Research finds that observers rely mostly on the eye and mouth regions to recognize emotions successfully. Different emotions are most easily detected in different areas of the face. When the whole face is visible, we focus on the eyes to spot sadness and fear, whereas disgust and happiness are more reliably detected by concentrating on the mouth area. These two parts of the face can work in isolation or complex coordination.

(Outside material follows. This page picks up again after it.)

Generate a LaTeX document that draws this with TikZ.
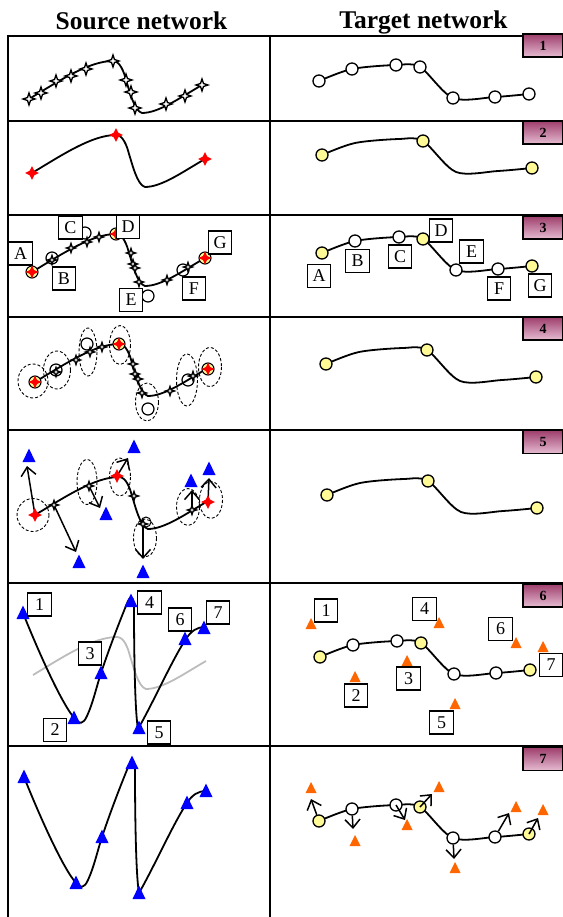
\documentclass[tikz,border=0pt]{standalone}
\usepackage{fontspec}
\setmainfont{Liberation Serif}
\usetikzlibrary{arrows.meta}

\definecolor{nodeyellow}{RGB}{255,250,150}
\definecolor{markblue}{RGB}{0,0,255}
\definecolor{markorange}{RGB}{255,102,0}
\definecolor{badgetop}{RGB}{158,62,108}
\definecolor{badgebot}{RGB}{230,188,210}
\definecolor{ghost}{RGB}{188,188,188}

\tikzset{
  gridline/.style={line width=2pt},
  curve/.style={line width=1.8pt, line join=round},
  tw/.style={circle, draw, fill=white, line width=1.3pt, minimum size=12pt, inner sep=0pt},
  ty/.style={tw, fill=nodeyellow},
  scirc/.style={circle, draw, line width=1.2pt, minimum size=12pt, inner sep=0pt},
  lbl/.style={draw, fill=white, line width=1.1pt, minimum width=23.5pt, minimum height=23pt,
    inner sep=0pt, font=\fontsize{18}{18}\selectfont},
  badge/.style={draw, line width=1.6pt, top color=badgetop, bottom color=badgebot,
    minimum width=40pt, minimum height=23pt, inner sep=0pt, font=\bfseries\fontsize{14}{14}\selectfont},
  header/.style={anchor=base, font=\bfseries\fontsize{25.5}{30}\selectfont},
  dashring/.style={line width=0.9pt, dash pattern=on 3pt off 2pt},
  arr/.style={line width=1.5pt, -{Straight Barb[length=8.5pt,width=15pt,line width=1.5pt]}},
  pics/bstar/.style={code={\draw[line width=1.4pt, fill=white, scale=#1]
     (0,-1) -- (0.25,-0.25) -- (1,0) -- (0.25,0.25) -- (0,1) -- (-0.25,0.25) -- (-1,0) -- (-0.25,-0.25) -- cycle;}},
  pics/rstar/.style={code={\fill[red, scale=#1]
     (0,-1) -- (0.33,-0.33) -- (1,0) -- (0.33,0.33) -- (0,1) -- (-0.33,0.33) -- (-1,0) -- (-0.33,-0.33) -- cycle;}},
  pics/hub/.style={code={\draw[fill=nodeyellow, line width=1.1pt] (0,0) circle (6);
     \fill[red] (0,-6.5) -- (2,-2) -- (6.5,0) -- (2,2) -- (0,6.5) -- (-2,2) -- (-6.5,0) -- (-2,-2) -- cycle;}},
  pics/btri/.style={code={\fill[markblue] (-6.5,6) -- (6.5,6) -- (0,-7.5) -- cycle;}},
  pics/otri/.style={code={\fill[markorange] (-5.5,5) -- (5.5,5) -- (0,-6) -- cycle;}},
  pics/srcnet/.style={code={\draw[curve, #1] (0,0) .. controls (30,-18) and (60,-38) .. (84,-38)
     .. controls (91,-38) and (95,-27) .. (97,-19) .. controls (100,-10) and (105,12) .. (113,14)
     .. controls (130,14) and (152,-2) .. (173,-14);}},
  pics/wiggle/.style={code={\draw[curve] (0,0) .. controls (14,35) and (38,90) .. (52,106)
     .. controls (56,111) and (60,112) .. (64,103) .. controls (70,90) and (74,72) .. (78,60)
     .. controls (88,30) and (100,0) .. (105,-12) .. controls (108,-18) and (111,-16) .. (111,-5)
     .. controls (111,40) and (112,100) .. (115,116) .. controls (130,90) and (150,45) .. (163,26)
     .. controls (168,18) and (174,14) .. (182,14);}},
}

% target network: seven stations on one smooth line
\newcommand\tgtcurve[2]{%
  \begin{scope}[shift={#2}]
    \coordinate (#1a) at (0,0);
    \coordinate (#1b) at (33,-12);
    \coordinate (#1c) at (77,-16);
    \coordinate (#1d) at (101,-14);
    \coordinate (#1e) at (134,17);
    \coordinate (#1f) at (176,16);
    \coordinate (#1g) at (210,13);
    \draw[curve] plot[smooth] coordinates {(#1a) (#1b) (#1c) (#1d) (#1e) (#1f) (#1g)};
  \end{scope}}
\newcommand\tgthubs[1]{%
  \node[ty] (#1A) at (#1a) {}; \node[ty] (#1D) at (#1d) {}; \node[ty] (#1G) at (#1g) {};}
\newcommand\tgtmids[1]{%
  \node[tw] (#1B) at (#1b) {}; \node[tw] (#1C) at (#1c) {};
  \node[tw] (#1E) at (#1e) {}; \node[tw] (#1F) at (#1f) {};}

\begin{document}
\begin{tikzpicture}[x=1pt, y=-1pt]
\useasboundingbox (0,0) rectangle (562,917);

% column headers
\node[header] (hsrc) at (141.5,30) {Source network};
\node[header] (htgt) at (423.5,28.5) {Target network};

% table rules
\foreach \yy in {36,121,215.5,317,429.5,582.5,746} \draw[gridline] (7,\yy) -- (564,\yy);
\draw[gridline] (8,35) -- (8,918);
\draw[gridline] (270,35) -- (270,918);

% step badges
\foreach \n/\yy in {1/45.5,2/132.5,3/227.5,4/328.5,5/442,6/595.5,7/759}
  \node[badge] (badge\n) at (543,\yy) {\n};

% ---------- row 1 ----------
\path (29,99) pic {srcnet=black};
\begin{scope}[shift={(29,99)}]
  \foreach \xx/\yy in {0/0,12/-6,27/-18,42/-23,57/-30,84/-38,97/-19,102/-7,106/9,137/5,156/-3,173/-14}
    \path (\xx,\yy) pic {bstar=6};
\end{scope}
\tgtcurve{t1}{(319,81)}
\foreach \k in {a,b,c,d,e,f,g} \node[tw] (t1\k n) at (t1\k) {};

% ---------- row 2 ----------
\path (32,173) pic {srcnet=black};
\foreach \xx/\yy in {32/173,116/135,205/159} \path (\xx,\yy) pic {rstar=7};
\tgtcurve{t2}{(322,155)}
\tgthubs{t2}

% ---------- row 3 ----------
\path (32,272) pic {srcnet=black};
\node[scirc] (s3B) at (52,258) {};
\node[scirc] (s3C) at (85,233) {};
\node[scirc] (s3E) at (148,296) {};
\node[scirc] (s3F) at (183,270) {};
\foreach \xx/\yy in {52/260,71/248,87/242,99/237,131/253,133/264,135/268,139/282,167/280,188/267}
  \path (\xx,\yy) pic {bstar=4.5};
\path (32,272) pic {hub};
\path (116,234) pic {hub};
\path (205,258) pic {hub};
\node[lbl] (l3A) at (20.5,253.5) {A};
\node[lbl] (l3B) at (64,278.5) {B};
\node[lbl] (l3C) at (70.5,227.5) {C};
\node[lbl] (l3D) at (128,227) {D};
\node[lbl] (l3E) at (131,300) {E};
\node[lbl] (l3F) at (194,288.5) {F};
\node[lbl] (l3G) at (220,242.5) {G};

\tgtcurve{t3}{(322,253)}
\tgthubs{t3}
\tgtmids{t3}
\node[lbl] (m3A) at (319,276) {A};
\node[lbl] (m3B) at (357.5,261) {B};
\node[lbl] (m3C) at (400,256.5) {C};
\node[lbl] (m3D) at (441,230.5) {D};
\node[lbl] (m3E) at (471.5,251.5) {E};
\node[lbl] (m3F) at (499,288.5) {F};
\node[lbl] (m3G) at (540,285.5) {G};

% ---------- row 4 ----------
\path (35,382) pic {srcnet=black};
\draw[dashring] (33,381) ellipse [x radius=15, y radius=17];
\draw[dashring] (57,370) ellipse [x radius=13.5, y radius=19];
\draw[dashring] (88,352) ellipse [x radius=9, y radius=24];
\draw[dashring] (120,345) ellipse [x radius=10.5, y radius=19.5];
\draw[dashring] (147,402) ellipse [x radius=11.5, y radius=19];
\draw[dashring] (187,380) ellipse [x radius=10.5, y radius=26];
\draw[dashring] (210,367) ellipse [x radius=11.5, y radius=19.5];
\node[scirc] (s4B) at (56,370) {};
\node[scirc] (s4C) at (87,344) {};
\node[scirc] (s4E) at (148,409) {};
\node[scirc] (s4F) at (188,380) {};
\foreach \xx/\yy in {56/372,76/360,90/352,102/347,133/364,135/374,138/379,142/393,170/391,193/376}
  \path (\xx,\yy) pic {bstar=4.5};
\path (35,382) pic {hub};
\path (119,344) pic {hub};
\path (208,369) pic {hub};
\tgtcurve{t4}{(326,364)}
\tgthubs{t4}

% ---------- row 5 ----------
\path (35,515) pic {srcnet=black};
\draw[dashring] (33,515) ellipse [x radius=16, y radius=16.5];
\draw[dashring] (87,482) ellipse [x radius=10, y radius=22.5];
\draw[dashring] (120,477) ellipse [x radius=10.5, y radius=19];
\draw[dashring] (145,538) ellipse [x radius=11.5, y radius=19];
\draw[dashring] (188,507) ellipse [x radius=11.5, y radius=18.5];
\draw[dashring] (211,500) ellipse [x radius=11.5, y radius=18.5];
\draw[line width=1pt] (146,522) circle (5);
\coordinate (s5a) at (35,515);  \coordinate (u5a) at (27,466);
\coordinate (s5b) at (54,505);  \coordinate (u5b) at (76,552);
\coordinate (s5c) at (89,486);  \coordinate (u5c) at (100,508);
\coordinate (s5d) at (117,476); \coordinate (u5d) at (128,458);
\coordinate (s5e) at (143,524); \coordinate (u5e) at (143,559);
\coordinate (s5f) at (192,510); \coordinate (u5f) at (192,490);
\coordinate (s5g) at (208,502); \coordinate (u5g) at (209,478);
\foreach \k in {a,b,c,d,e,f,g} \draw[arr] (s5\k) -- (u5\k);
\foreach \xx/\yy in {54/505,89/486,134/496,143/524,192/510}
  \path (\xx,\yy) pic {bstar=4.5};
\foreach \xx/\yy in {35/515,117/476,208/502} \path (\xx,\yy) pic {rstar=7};
\foreach \xx/\yy in {29/456,134/447,106/514,79/562,143/572,191/481,209/469}
  \path (\xx,\yy) pic {btri};
\tgtcurve{t5}{(327,495)}
\tgthubs{t5}

% ---------- row 6 ----------
\path (33,675) pic {srcnet=ghost};
\path (23,613) pic {wiggle};
\foreach \xx/\yy in {23/613,74/718,101/673,131/601,139/728,185/639,204/628}
  \path (\xx,\yy) pic {btri};
\node[lbl] (l6a) at (39.5,604.5) {1};
\node[lbl] (l6b) at (55,730) {2};
\node[lbl] (l6c) at (90,653.5) {3};
\node[lbl] (l6d) at (149.5,602.5) {4};
\node[lbl] (l6e) at (159,732.5) {5};
\node[lbl] (l6f) at (180,619.5) {6};
\node[lbl] (l6g) at (218,612.5) {7};

\tgtcurve{t6}{(320,657)}
\tgthubs{t6}
\tgtmids{t6}
\foreach \xx/\yy in {311/624,355/677,407/661,439/623,455/704,516/643,543/647}
  \path (\xx,\yy) pic {otri};
\node[lbl] (m6a) at (326,610.5) {1};
\node[lbl] (m6b) at (356,695.5) {2};
\node[lbl] (m6c) at (408.5,678.5) {3};
\node[lbl] (m6d) at (424.5,609) {4};
\node[lbl] (m6e) at (441.5,722.5) {5};
\node[lbl] (m6f) at (500.5,629) {6};
\node[lbl] (m6g) at (551,665) {7};

% ---------- row 7 ----------
\path (24,777) pic {wiggle};
\foreach \xx/\yy in {24/777,76/883,102/837,132/763,139/893,187/803,206/791}
  \path (\xx,\yy) pic {btri};

\tgtcurve{t7}{(319,821)}
\tgthubs{t7}
\tgtmids{t7}
\foreach \xx/\yy in {311/788,355/841,407/825,439/787,455/868,516/807,543/810}
  \path (\xx,\yy) pic {otri};
\coordinate (q7a) at (311,799);
\coordinate (q7b) at (353,829);
\coordinate (q7c) at (405,820);
\coordinate (q7d) at (432,794);
\coordinate (q7e) at (454,859);
\coordinate (q7f) at (509,813);
\coordinate (q7g) at (538,818);
\draw[arr] (t7A) -- (q7a);
\draw[arr] (t7B) -- (q7b);
\draw[arr] (t7C.center) -- (q7c);
\draw[arr] (t7D.center) -- (q7d);
\draw[arr] (t7E) -- (q7e);
\draw[arr] (t7F) -- (q7f);
\draw[arr] (t7G.center) -- (q7g);
\end{tikzpicture}
\end{document}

A study, published in Nature, found that genuine emotion is particularly difficult to conceal in the eyes. Still, micro-expressions in the eyes can be retrospectively concealed by mouth movements. When we encounter someone we dislike, we may momentarily display a reflexive expression of disgust, only to follow-up with a forced smile and greeting. The researchers wanted to know if these fake expressions were effective at hiding genuine emotions. They found that follow-up mouth movements can successfully conceal brief emotional changes in the eyes, or what are called micro-expressions thought to reflect real emotions.
Eyes are said to be the window to the soul and reveal essential information about one’s emotional state. Twenty years ago, a team of scientists at the University of Cambridge developed a test called the ‘Reading the Mind in the Eyes’ (or the Eyes Test, for short). The test consists of a series of photo snippets of people’s eyes only. The test revealed that people could rapidly interpret what another person thinks or feels from looking at their eyes alone. They did not need information from the mouth area to accurately read the person’s emotional state. It also showed that some of us are better at this than others. On average, women score better on this test than men. Accuracy on the test is related to self-reported cognitive empathy, accurate perception of emotion in full facial expressions, and breadth of vocabulary. You can take the test here.
Genuine smiles show in the eyes. Researchers of facial expression have consistently found distinct differences between obligatory social smiles and the authentic smile that naturally occurs when one is experiencing happiness or joy. The social smile is activated in the mouth muscles only and, therefore, easily covered up by a face mask. But a genuine smile, known as the Duchenne smile, named after the French anatomist who discovered it, involves both the mouth and the eyes. Interestingly, the facial muscle engaged by a genuine smile, called the orbicularis oculi, can’t be activated on command. You can see an authentic smile in the crinkles around the eyes.
The face mask only hides the fake smiles, not the real ones. Consider that by only seeing the eyes, it may be easier to get an accurate read of people’s genuine emotions.